● Figure scripts

********

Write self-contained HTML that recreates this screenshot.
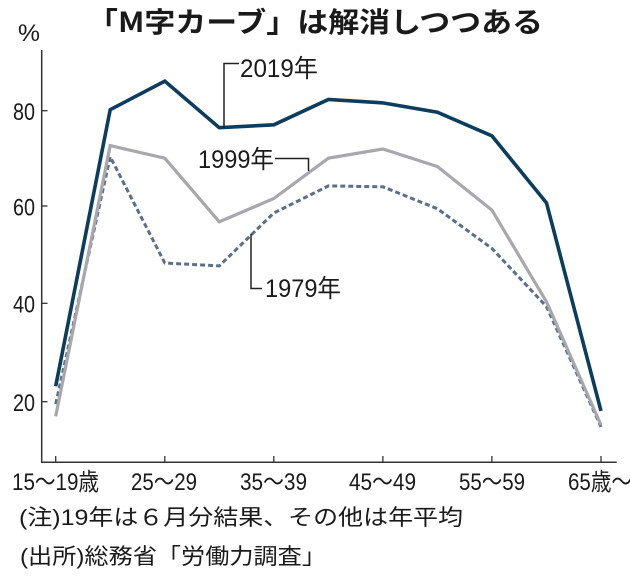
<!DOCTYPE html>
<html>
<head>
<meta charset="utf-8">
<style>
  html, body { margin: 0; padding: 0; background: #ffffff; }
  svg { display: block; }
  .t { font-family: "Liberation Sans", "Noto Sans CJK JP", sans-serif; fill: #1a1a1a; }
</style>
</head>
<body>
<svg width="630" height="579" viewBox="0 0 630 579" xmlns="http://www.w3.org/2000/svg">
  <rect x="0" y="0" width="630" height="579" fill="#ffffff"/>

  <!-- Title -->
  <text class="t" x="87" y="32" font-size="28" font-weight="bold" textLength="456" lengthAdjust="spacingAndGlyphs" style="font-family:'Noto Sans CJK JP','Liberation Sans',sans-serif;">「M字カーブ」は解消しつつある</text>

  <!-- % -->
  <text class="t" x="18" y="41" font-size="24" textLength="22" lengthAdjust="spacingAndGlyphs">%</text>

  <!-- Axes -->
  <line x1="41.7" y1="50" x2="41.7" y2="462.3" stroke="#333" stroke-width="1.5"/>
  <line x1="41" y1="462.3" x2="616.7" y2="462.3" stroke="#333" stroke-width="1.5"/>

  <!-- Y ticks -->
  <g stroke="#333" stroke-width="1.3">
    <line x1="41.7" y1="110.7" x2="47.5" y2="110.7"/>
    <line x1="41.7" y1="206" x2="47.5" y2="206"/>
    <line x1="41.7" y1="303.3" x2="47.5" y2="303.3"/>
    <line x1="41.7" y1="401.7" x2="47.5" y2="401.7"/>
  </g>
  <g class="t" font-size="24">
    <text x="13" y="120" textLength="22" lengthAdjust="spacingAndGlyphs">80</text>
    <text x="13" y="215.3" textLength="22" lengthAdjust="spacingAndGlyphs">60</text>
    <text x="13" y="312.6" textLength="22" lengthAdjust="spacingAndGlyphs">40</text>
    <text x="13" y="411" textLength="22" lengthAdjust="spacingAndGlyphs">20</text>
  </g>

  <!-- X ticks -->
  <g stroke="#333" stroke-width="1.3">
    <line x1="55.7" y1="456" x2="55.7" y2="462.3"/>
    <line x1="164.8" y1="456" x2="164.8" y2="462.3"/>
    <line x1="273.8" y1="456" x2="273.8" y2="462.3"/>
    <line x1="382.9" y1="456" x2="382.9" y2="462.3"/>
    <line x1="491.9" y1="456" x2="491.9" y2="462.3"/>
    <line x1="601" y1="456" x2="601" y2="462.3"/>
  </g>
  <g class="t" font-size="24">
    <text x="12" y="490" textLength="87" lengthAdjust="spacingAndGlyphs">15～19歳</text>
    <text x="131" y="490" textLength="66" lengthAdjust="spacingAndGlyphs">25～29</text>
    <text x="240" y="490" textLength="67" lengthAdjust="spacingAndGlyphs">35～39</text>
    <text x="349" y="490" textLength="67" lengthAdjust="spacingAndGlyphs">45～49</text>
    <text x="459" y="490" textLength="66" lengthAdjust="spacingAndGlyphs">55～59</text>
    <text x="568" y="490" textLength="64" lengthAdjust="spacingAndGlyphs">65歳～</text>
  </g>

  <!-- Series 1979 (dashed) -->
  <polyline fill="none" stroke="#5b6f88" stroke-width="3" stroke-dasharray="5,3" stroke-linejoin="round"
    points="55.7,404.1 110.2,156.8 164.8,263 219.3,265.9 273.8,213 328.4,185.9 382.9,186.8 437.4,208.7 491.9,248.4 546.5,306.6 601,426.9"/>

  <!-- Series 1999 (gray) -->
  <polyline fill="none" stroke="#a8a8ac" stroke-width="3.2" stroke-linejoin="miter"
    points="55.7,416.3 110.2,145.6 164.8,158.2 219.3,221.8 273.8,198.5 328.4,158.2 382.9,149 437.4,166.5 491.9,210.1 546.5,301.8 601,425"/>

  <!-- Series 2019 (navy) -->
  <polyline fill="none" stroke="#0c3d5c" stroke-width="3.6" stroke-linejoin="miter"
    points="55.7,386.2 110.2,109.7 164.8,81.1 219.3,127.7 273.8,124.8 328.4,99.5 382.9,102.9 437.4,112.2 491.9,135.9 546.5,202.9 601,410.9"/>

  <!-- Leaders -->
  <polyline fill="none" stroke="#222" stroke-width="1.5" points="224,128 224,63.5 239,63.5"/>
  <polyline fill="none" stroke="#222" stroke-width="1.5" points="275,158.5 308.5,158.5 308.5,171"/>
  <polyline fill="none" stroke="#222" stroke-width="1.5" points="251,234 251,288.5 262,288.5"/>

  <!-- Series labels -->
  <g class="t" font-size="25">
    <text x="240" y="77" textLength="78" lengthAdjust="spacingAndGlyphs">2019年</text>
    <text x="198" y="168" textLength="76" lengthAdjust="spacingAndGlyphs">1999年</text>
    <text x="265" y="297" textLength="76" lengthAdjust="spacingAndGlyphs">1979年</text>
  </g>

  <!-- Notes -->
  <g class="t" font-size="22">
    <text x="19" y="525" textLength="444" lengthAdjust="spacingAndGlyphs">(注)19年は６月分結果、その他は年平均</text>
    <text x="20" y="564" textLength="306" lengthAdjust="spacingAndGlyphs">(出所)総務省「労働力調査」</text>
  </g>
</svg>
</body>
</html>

********

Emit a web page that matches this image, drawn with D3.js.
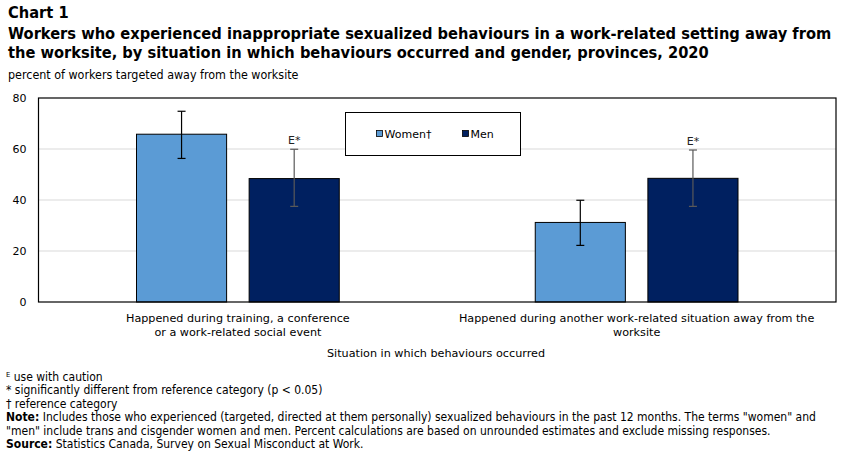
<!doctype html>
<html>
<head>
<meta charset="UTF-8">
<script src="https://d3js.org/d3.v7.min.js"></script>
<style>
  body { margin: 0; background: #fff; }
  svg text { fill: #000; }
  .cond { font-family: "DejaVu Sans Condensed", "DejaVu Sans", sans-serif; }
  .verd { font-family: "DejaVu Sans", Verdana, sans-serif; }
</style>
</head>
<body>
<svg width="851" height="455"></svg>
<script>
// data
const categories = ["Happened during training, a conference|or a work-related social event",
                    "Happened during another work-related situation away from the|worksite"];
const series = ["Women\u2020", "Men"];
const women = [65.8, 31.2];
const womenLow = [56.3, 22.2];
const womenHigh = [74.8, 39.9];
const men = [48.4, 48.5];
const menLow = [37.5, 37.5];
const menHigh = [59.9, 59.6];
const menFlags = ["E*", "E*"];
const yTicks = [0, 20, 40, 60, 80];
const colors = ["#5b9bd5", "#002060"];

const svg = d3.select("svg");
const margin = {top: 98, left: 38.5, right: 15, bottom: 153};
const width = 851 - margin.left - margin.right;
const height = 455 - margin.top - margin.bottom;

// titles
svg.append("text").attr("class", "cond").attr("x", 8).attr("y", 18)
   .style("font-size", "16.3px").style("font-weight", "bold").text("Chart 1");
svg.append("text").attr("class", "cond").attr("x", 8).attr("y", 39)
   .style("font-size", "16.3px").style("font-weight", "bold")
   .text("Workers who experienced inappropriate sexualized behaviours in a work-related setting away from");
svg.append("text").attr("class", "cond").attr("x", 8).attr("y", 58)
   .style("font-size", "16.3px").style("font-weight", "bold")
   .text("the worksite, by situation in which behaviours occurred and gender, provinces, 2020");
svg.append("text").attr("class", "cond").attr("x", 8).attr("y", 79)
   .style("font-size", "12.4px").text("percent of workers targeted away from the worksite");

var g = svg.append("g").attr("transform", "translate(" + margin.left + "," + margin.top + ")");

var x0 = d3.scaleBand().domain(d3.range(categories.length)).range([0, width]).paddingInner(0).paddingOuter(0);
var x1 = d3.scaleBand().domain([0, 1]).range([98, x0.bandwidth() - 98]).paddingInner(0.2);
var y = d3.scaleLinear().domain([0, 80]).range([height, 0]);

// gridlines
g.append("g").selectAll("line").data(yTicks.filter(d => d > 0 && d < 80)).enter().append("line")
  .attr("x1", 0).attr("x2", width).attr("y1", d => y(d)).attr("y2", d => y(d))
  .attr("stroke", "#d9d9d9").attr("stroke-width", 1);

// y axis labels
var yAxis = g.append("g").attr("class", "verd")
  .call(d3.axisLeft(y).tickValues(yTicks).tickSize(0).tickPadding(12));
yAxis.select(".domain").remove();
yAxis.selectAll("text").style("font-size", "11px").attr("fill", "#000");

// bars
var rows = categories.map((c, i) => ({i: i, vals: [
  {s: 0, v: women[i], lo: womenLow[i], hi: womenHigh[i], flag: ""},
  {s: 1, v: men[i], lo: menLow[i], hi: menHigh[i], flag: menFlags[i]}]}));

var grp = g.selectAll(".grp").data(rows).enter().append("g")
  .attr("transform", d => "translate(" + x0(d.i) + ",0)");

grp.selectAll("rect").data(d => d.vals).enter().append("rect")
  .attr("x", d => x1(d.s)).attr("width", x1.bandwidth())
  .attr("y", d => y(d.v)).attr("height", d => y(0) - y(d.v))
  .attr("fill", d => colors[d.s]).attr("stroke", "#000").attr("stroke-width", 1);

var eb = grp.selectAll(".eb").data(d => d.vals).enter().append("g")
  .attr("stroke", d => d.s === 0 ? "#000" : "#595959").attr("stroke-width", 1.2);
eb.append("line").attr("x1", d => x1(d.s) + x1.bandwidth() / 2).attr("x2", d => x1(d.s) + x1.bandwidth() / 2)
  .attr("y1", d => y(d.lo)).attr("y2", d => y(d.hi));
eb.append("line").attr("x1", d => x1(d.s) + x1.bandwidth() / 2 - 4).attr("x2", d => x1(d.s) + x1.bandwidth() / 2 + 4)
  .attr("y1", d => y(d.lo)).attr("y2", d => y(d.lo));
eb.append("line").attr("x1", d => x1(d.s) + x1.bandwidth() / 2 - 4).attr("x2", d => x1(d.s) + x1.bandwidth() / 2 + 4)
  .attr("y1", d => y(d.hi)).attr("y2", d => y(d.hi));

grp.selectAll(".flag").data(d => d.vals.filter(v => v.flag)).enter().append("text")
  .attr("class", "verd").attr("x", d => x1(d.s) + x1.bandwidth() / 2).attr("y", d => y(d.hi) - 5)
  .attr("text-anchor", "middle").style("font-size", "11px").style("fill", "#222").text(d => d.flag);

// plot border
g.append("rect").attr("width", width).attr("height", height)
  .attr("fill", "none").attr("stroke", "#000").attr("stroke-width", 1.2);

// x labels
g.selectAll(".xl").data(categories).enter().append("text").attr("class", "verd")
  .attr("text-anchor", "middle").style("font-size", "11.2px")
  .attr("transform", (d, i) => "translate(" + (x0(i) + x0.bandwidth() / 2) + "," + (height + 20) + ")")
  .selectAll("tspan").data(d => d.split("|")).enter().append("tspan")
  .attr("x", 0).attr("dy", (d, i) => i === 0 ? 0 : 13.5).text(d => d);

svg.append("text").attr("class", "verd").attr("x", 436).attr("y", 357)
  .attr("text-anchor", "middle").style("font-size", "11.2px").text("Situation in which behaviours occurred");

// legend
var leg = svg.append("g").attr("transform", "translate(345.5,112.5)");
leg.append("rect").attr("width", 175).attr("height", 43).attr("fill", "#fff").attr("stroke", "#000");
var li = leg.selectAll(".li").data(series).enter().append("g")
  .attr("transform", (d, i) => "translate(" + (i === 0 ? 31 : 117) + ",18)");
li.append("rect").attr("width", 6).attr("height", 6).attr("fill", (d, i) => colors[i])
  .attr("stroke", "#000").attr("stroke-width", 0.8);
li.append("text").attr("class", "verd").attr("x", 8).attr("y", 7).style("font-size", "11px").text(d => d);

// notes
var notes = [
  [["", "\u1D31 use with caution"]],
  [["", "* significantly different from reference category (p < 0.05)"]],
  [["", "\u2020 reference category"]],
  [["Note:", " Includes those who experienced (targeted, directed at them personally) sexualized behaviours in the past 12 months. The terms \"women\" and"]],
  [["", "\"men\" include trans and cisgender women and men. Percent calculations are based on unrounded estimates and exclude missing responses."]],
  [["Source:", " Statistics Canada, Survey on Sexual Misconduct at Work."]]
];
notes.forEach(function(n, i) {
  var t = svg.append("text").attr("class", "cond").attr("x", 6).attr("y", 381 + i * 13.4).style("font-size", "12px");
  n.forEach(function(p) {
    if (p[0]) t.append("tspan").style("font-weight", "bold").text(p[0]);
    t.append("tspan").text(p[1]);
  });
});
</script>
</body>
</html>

********

● Required task
Copy each line of the entries that includes the word "with".

● The solution
Emit a web page that matches this image, drawn with D3.js.
  [["", "\u1D31 use with caution"]],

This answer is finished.